Plummer is one of more than 10 Olympians with Minnesota ties. Following the others, including four Minnesota Lynx basketball players and head coach Cheryl Reeve, will be a compelling connection here at home as the Games proceed. But the Olympic movement is still admirably about internationalism, and at its best it offers a better vision amid a world convulsed in multiple crises.

International Olympic Committee (IOC) President Thomas Bach did not gloss over these world worries during his opening ceremonies speech. "We are living in a world of crises, mistrust and uncertainty," he said. "We are living in a world where selfishness is gaining ground, where certain people claim to be superior to others."

For each he had an "Olympic answer," including this response: "The ten thousand best athletes in the world, competing with each other, at the same time living peacefully together in one Olympic Village, sharing their meals and emotions. In this Olympic world there is one universal law for everybody. In this Olympic world we see that the values of our shared humanity are stronger than the forces that want to divide us."

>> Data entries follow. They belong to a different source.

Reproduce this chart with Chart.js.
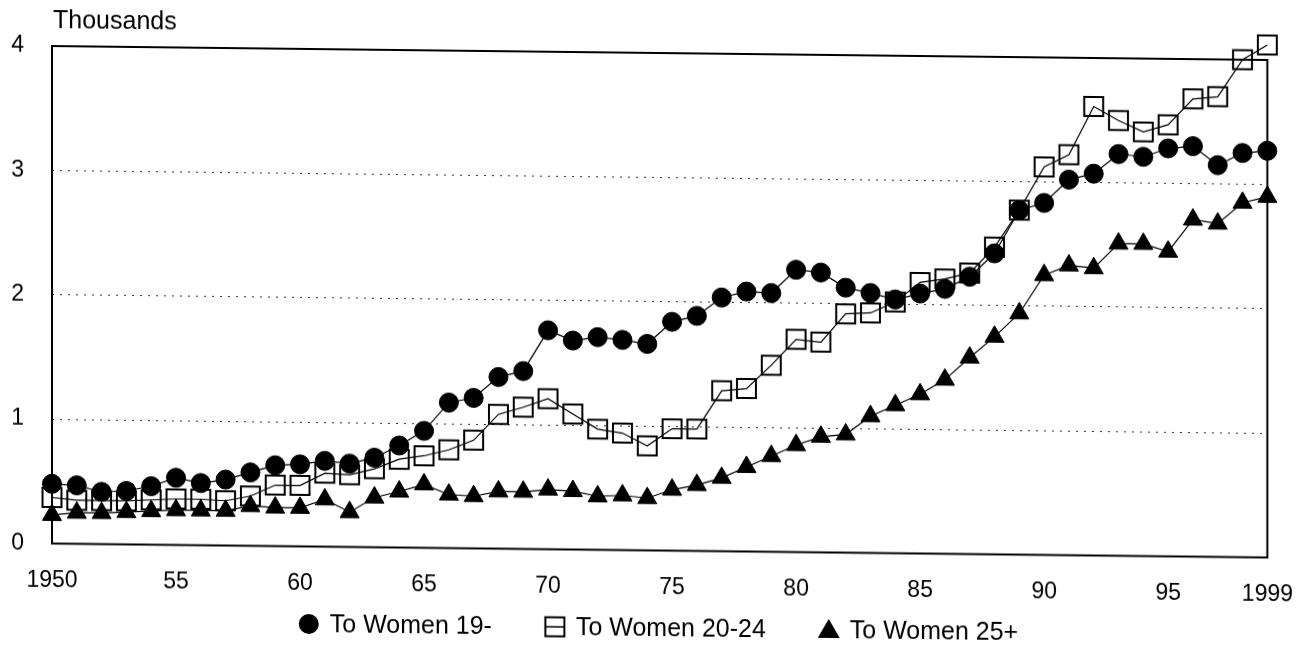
<!DOCTYPE html>
<html>
<head>
<meta charset="utf-8">
<script src="https://cdn.jsdelivr.net/npm/chart.js@4/dist/chart.umd.min.js"></script>
<style>
html,body{margin:0;padding:0;background:#fff;overflow:hidden;width:1316px;height:647px;}
#wrap{position:absolute;left:0;top:0;width:1316px;height:647px;transform:skewY(0.658deg);transform-origin:658px 323.5px;}
canvas{display:block;}
</style>
</head>
<body>
<div id="wrap"><canvas id="c" width="1316" height="647"></canvas></div>
<script>
// ---- data (thousands) ----
const years = [1950,1951,1952,1953,1954,1955,1956,1957,1958,1959,
               1960,1961,1962,1963,1964,1965,1966,1967,1968,1969,
               1970,1971,1972,1973,1974,1975,1976,1977,1978,1979,
               1980,1981,1982,1983,1984,1985,1986,1987,1988,1989,
               1990,1991,1992,1993,1994,1995,1996,1997,1998,1999];
const women19 = [0.48,0.47,0.42,0.43,0.47,0.54,0.50,0.53,0.59,0.65,
                 0.66,0.69,0.67,0.72,0.82,0.94,1.17,1.21,1.38,1.43,
                 1.76,1.68,1.71,1.69,1.66,1.84,1.89,2.04,2.09,2.08,
                 2.27,2.25,2.13,2.09,2.04,2.09,2.13,2.23,2.42,2.77,
                 2.83,3.02,3.07,3.23,3.21,3.28,3.30,3.15,3.25,3.27];
const women2024 = [0.37,0.35,0.35,0.35,0.36,0.37,0.37,0.36,0.40,0.49,
                   0.49,0.59,0.58,0.63,0.71,0.74,0.79,0.87,1.08,1.14,
                   1.21,1.09,0.97,0.94,0.84,0.98,0.98,1.29,1.31,1.50,
                   1.71,1.69,1.92,1.93,2.02,2.18,2.21,2.26,2.47,2.77,
                   3.12,3.22,3.61,3.50,3.41,3.47,3.68,3.70,4.00,4.12];
const women25 = [0.23,0.25,0.25,0.26,0.27,0.28,0.28,0.28,0.32,0.31,
                 0.31,0.38,0.28,0.40,0.45,0.51,0.43,0.42,0.46,0.46,
                 0.48,0.47,0.43,0.44,0.42,0.49,0.53,0.59,0.68,0.77,
                 0.86,0.93,0.95,1.10,1.19,1.28,1.40,1.58,1.75,1.94,
                 2.25,2.33,2.31,2.51,2.51,2.45,2.71,2.68,2.85,2.90];
const seriesLabels = ["To Women 19-", "To Women 20-24", "To Women 25+"];
const tickYears  = [1950,1955,1960,1965,1970,1975,1980,1985,1990,1995,1999];
const tickLabels = ["1950","55","60","65","70","75","80","85","90","95","1999"];
const yTitle = "Thousands";

const FONT = '"Liberation Sans", Arial, Helvetica, sans-serif';
const toXY = arr => years.map((y, i) => ({x: y, y: arr[i]}));

const boxPlugin = {
  id: 'box',
  beforeDatasetsDraw(chart) {
    const {ctx, chartArea: a} = chart;
    ctx.save();
    ctx.strokeStyle = '#000';
    ctx.lineWidth = 2;
    ctx.strokeRect(a.left, a.top, a.right - a.left, a.bottom - a.top);
    ctx.restore();
  }
};

const titlePlugin = {
  id: 'ytitle',
  afterDraw(chart) {
    const {ctx, chartArea: a} = chart;
    ctx.save();
    ctx.font = '25px ' + FONT;
    ctx.fillStyle = '#000';
    ctx.textAlign = 'left';
    ctx.textBaseline = 'middle';
    ctx.fillText(yTitle, a.left + 1, a.top - 25);
    ctx.restore();
  }
};

function drawMarker(ctx, style, cx, cy) {
  ctx.save();
  ctx.fillStyle = '#000';
  ctx.strokeStyle = '#000';
  if (style === 'circle') {
    ctx.beginPath(); ctx.arc(cx, cy, 10, 0, Math.PI * 2); ctx.fill();
  } else if (style === 'rect') {
    ctx.lineWidth = 2;
    ctx.strokeRect(cx - 9.5, cy - 9.5, 19, 19);
    ctx.lineWidth = 1.5;
    ctx.beginPath(); ctx.moveTo(cx - 9.5, cy); ctx.lineTo(cx + 9.5, cy); ctx.stroke();
  } else {
    ctx.beginPath();
    ctx.moveTo(cx, cy - 11);
    ctx.lineTo(cx + 11, cy + 8);
    ctx.lineTo(cx - 11, cy + 8);
    ctx.closePath(); ctx.fill();
  }
  ctx.restore();
}

const legendPlugin = {
  id: 'customLegend',
  afterDraw(chart) {
    const ctx = chart.ctx;
    ctx.save();
    ctx.font = '25px ' + FONT;
    ctx.fillStyle = '#000';
    ctx.textAlign = 'left';
    ctx.textBaseline = 'middle';
    const markerW = 22, gapMT = 10, gapItem = 52;
    const items = chart.data.datasets.map(ds => ({text: ds.label, style: ds.pointStyle, w: ctx.measureText(ds.label).width}));
    const total = items.reduce((s, it) => s + markerW + gapMT + it.w, 0) + gapItem * (items.length - 1);
    let x = chart.width / 2 - total / 2;
    const y = 628;
    for (const it of items) {
      drawMarker(ctx, it.style, x + markerW / 2, y);
      ctx.fillText(it.text, x + markerW + gapMT, y + 1);
      x += markerW + gapMT + it.w + gapItem;
    }
    ctx.restore();
  }
};

new Chart(document.getElementById('c'), {
  type: 'line',
  data: {
    datasets: [
      {
        label: seriesLabels[0], data: toXY(women19), order: 0,
        pointStyle: 'circle', pointRadius: 9.5, pointBorderWidth: 1,
        pointBackgroundColor: '#000', pointBorderColor: '#000',
        borderColor: '#000', borderWidth: 1.2, fill: false, clip: false
      },
      {
        label: seriesLabels[1], data: toXY(women2024), order: 1,
        pointStyle: 'rect', pointRadius: 13.4, pointBorderWidth: 2,
        pointBackgroundColor: 'rgba(0,0,0,0)', pointBorderColor: '#000',
        borderColor: '#000', borderWidth: 1.2, fill: false, clip: false
      },
      {
        label: seriesLabels[2], data: toXY(women25), order: 2,
        pointStyle: 'triangle', pointRadius: 11, pointBorderWidth: 1,
        pointBackgroundColor: '#000', pointBorderColor: '#000',
        borderColor: '#000', borderWidth: 1.2, fill: false, clip: false
      }
    ]
  },
  options: {
    responsive: false,
    animation: false,
    devicePixelRatio: 1,
    layout: {padding: {top: 53, right: 46, left: 0, bottom: 0}},
    elements: {line: {tension: 0}},
    plugins: {legend: {display: false}, tooltip: {enabled: false}, title: {display: false}},
    scales: {
      x: {
        type: 'linear', min: 1950, max: 1999,
        grid: {display: false, drawTicks: false},
        border: {display: false},
        afterBuildTicks: s => { s.ticks = tickYears.map(v => ({value: v})); },
        afterFit: s => { s.height = 96.5; },
        ticks: {
          autoSkip: false, maxRotation: 0, minRotation: 0, padding: 23, color: '#000',
          font: {family: FONT, size: 23},
          callback: v => tickLabels[tickYears.indexOf(v)]
        }
      },
      y: {
        min: 0, max: 4,
        afterFit: s => { s.width = 52; },
        grid: {
          drawTicks: false, lineWidth: 1,
          color: c => (c.tick && c.tick.value > 0 && c.tick.value < 4) ? '#333' : 'rgba(0,0,0,0)'
        },
        border: {display: false, dash: [2, 6]},
        ticks: {stepSize: 1, padding: 28, color: '#000', font: {family: FONT, size: 23}}
      }
    }
  },
  plugins: [boxPlugin, titlePlugin, legendPlugin]
});
</script>
</body>
</html>
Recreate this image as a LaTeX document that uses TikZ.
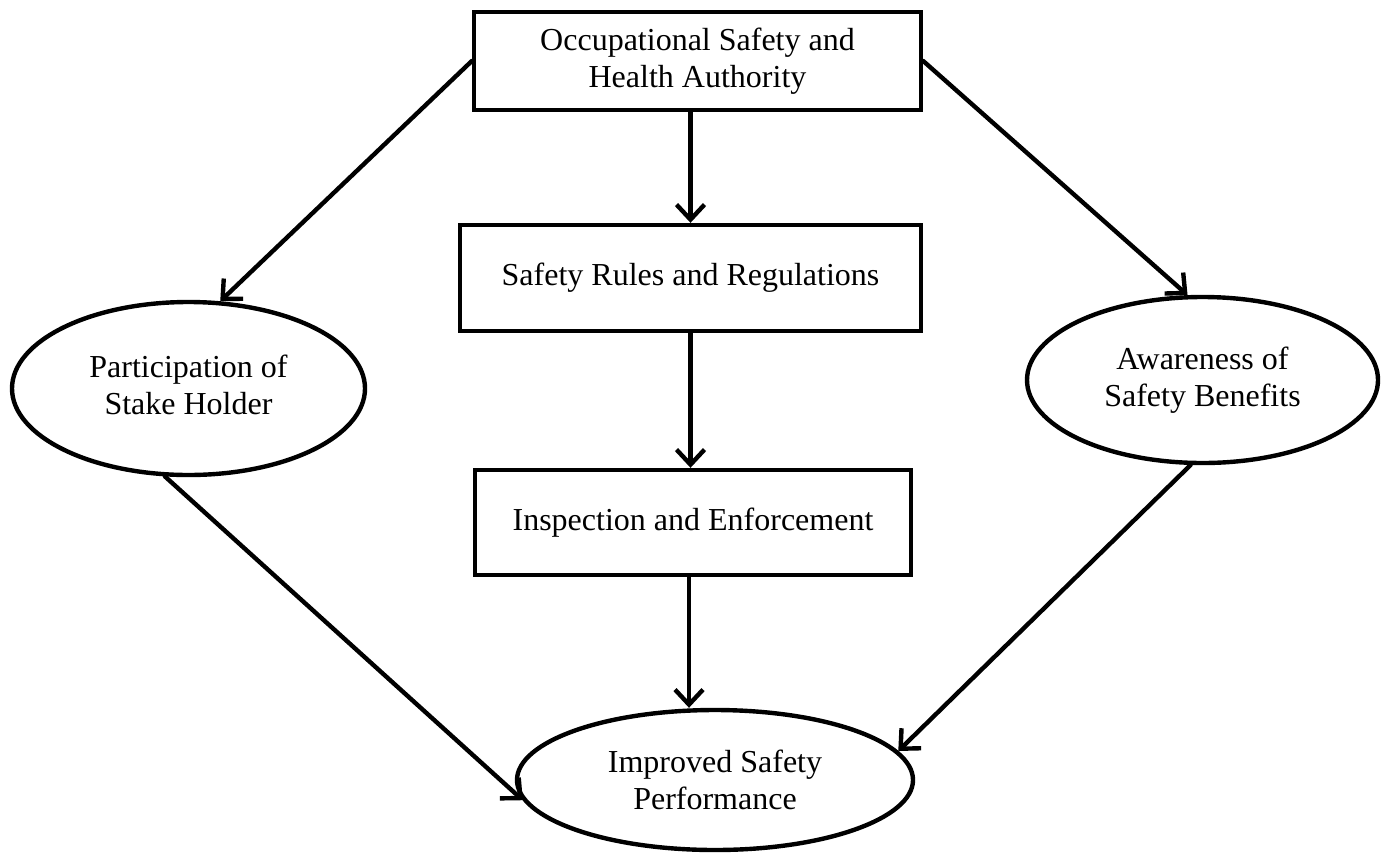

And to respond to selfishness and claims of superiority, Bach's Olympic answer was welcoming the Refugee Olympic Team, which should inspire people worldwide but especially the postwar record numbers of people displaced by conflict and grinding poverty.

Brazil would best be served by applying an Olympic answer to its own problems. Once a high-flying developing economy, it's wracked by recession, political scandal, inequality, violence and environmental degradation. These and other issues won't be easily solved, and the Olympics themselves won't turn things around. But just as Rio has rallied to defy expectations with a relatively successful first week of the games, Brazil can begin to come back from its brink and rediscover the reasons why in 2009 the IOC selected it in the first place as the first South American nation to ever host the Olympics.

At a time when nations worldwide seem to be turning increasingly inward, the internationalism of the Olympics does indeed offer an answer, or at least a model, that's based more on optimism than cynicism.